WRITTEN PROBLEM> Print the listing from its top line through the line containing "import seaborn as sns", nothing more, and leave out the pictures.

DATA BLOCK>

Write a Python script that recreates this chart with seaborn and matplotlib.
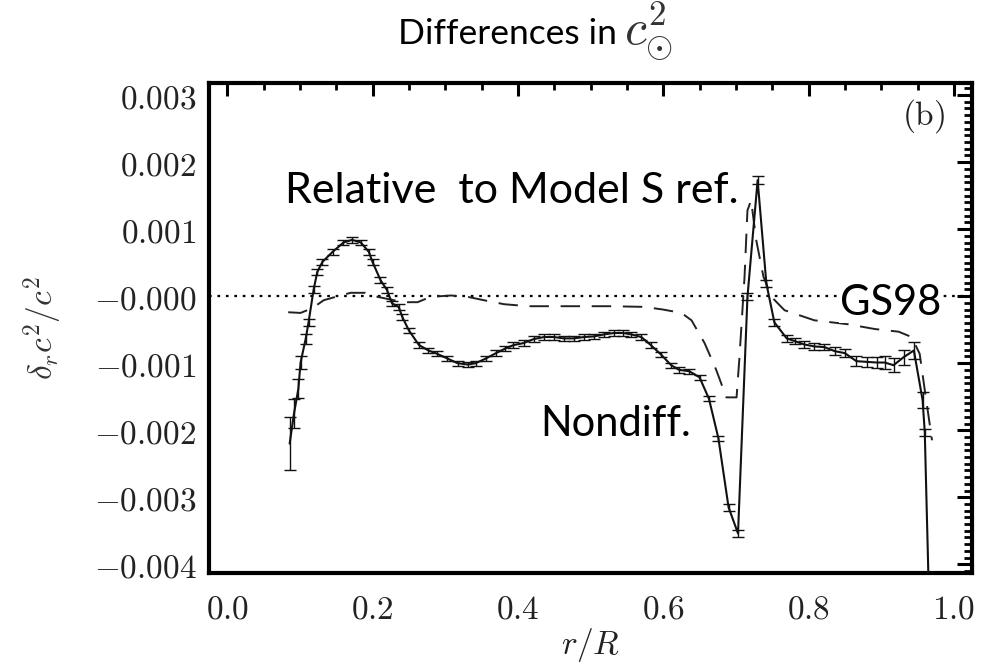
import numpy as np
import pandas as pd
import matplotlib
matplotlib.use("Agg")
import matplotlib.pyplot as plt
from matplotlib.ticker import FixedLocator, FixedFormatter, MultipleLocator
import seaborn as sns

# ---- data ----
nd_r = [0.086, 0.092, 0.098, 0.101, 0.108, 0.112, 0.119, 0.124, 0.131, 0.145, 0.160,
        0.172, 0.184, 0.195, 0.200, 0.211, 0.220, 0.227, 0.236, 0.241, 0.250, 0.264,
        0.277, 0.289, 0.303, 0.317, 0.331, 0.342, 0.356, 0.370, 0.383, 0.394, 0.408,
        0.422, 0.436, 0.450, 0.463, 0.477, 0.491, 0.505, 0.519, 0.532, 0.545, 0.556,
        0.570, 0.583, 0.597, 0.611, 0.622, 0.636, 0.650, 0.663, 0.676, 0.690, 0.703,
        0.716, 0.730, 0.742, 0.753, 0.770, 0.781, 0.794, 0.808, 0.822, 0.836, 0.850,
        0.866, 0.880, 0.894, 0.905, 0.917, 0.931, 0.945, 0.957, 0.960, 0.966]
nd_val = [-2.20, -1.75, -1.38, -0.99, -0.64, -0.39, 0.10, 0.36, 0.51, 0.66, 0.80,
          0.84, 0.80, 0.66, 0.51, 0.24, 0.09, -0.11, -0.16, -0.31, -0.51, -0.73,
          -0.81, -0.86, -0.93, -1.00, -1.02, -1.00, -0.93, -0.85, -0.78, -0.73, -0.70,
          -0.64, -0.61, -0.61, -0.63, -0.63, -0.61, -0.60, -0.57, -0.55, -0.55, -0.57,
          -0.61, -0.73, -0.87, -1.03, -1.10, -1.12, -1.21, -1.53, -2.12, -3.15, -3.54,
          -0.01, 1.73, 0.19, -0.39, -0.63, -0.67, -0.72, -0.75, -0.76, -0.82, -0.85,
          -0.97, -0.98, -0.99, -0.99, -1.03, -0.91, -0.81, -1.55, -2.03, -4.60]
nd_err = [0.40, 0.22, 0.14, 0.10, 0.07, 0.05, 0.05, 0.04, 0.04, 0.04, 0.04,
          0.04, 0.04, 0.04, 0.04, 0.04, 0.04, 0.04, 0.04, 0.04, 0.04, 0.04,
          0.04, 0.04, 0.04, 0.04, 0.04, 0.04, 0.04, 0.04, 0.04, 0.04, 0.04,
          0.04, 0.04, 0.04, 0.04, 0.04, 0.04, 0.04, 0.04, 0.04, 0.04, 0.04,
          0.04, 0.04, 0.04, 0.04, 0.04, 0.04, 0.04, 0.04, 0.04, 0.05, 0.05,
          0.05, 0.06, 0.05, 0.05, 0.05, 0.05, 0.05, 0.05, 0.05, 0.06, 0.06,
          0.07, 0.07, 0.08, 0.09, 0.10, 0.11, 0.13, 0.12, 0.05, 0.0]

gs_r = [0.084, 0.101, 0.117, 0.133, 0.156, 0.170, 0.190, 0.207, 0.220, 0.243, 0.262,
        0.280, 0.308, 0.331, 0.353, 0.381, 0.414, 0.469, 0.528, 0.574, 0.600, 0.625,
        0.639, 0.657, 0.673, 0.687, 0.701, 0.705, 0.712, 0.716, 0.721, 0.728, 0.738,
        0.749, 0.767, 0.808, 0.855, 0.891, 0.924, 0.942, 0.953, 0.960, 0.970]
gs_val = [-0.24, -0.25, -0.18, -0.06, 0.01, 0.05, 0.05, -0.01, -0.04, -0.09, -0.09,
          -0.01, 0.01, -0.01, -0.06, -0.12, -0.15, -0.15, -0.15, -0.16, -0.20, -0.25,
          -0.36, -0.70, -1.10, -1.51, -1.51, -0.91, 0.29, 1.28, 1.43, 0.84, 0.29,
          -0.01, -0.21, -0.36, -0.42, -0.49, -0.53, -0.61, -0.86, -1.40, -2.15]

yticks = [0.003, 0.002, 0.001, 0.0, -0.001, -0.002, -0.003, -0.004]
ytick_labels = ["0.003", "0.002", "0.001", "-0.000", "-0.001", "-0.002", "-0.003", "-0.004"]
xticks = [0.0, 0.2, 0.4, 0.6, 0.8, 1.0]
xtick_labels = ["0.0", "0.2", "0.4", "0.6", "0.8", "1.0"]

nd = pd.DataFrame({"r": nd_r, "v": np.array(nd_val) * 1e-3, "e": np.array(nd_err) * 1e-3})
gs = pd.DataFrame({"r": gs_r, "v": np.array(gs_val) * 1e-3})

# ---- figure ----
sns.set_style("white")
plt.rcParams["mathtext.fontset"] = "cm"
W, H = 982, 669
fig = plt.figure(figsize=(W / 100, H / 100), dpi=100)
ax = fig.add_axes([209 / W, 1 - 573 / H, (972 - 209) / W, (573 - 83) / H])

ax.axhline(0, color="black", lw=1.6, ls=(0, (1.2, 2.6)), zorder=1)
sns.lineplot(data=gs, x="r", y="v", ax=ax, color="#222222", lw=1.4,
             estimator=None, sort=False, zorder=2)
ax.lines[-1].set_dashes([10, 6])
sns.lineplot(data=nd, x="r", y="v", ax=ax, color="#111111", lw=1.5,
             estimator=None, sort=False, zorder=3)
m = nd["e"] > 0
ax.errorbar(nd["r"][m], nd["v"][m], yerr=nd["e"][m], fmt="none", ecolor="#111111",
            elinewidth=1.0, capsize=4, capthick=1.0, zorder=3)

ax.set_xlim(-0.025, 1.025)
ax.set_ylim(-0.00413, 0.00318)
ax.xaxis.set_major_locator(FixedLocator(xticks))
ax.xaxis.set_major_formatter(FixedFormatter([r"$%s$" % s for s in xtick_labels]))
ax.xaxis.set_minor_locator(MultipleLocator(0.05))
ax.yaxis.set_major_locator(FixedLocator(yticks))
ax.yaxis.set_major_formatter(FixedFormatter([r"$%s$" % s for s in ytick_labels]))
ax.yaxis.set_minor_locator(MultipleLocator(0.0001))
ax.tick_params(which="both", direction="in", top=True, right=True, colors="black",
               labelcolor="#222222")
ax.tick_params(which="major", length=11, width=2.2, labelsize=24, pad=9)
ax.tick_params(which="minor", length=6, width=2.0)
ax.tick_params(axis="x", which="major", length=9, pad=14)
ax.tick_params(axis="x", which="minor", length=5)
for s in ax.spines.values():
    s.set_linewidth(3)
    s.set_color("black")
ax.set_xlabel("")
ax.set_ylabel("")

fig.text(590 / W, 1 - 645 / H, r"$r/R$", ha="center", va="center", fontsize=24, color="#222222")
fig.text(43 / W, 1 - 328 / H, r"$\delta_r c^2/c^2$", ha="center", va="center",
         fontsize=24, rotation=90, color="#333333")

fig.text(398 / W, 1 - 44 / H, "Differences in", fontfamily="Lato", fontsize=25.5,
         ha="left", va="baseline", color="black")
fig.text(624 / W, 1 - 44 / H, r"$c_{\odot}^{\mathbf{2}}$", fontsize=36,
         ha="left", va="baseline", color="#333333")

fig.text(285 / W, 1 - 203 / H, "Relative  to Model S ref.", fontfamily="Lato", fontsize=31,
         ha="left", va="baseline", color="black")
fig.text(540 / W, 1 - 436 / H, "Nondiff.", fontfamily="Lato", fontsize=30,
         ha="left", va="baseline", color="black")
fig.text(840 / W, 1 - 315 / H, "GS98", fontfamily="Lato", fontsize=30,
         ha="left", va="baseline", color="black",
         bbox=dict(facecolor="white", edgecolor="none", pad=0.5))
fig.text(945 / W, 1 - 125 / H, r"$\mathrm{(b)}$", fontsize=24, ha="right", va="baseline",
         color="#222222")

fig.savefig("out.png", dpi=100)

SOLUTION FOR THIS EXERCISE>
Write a Python script that recreates this chart with seaborn and matplotlib.
import numpy as np
import pandas as pd
import matplotlib
matplotlib.use("Agg")
import matplotlib.pyplot as plt
from matplotlib.ticker import FixedLocator, FixedFormatter, MultipleLocator
import seaborn as sns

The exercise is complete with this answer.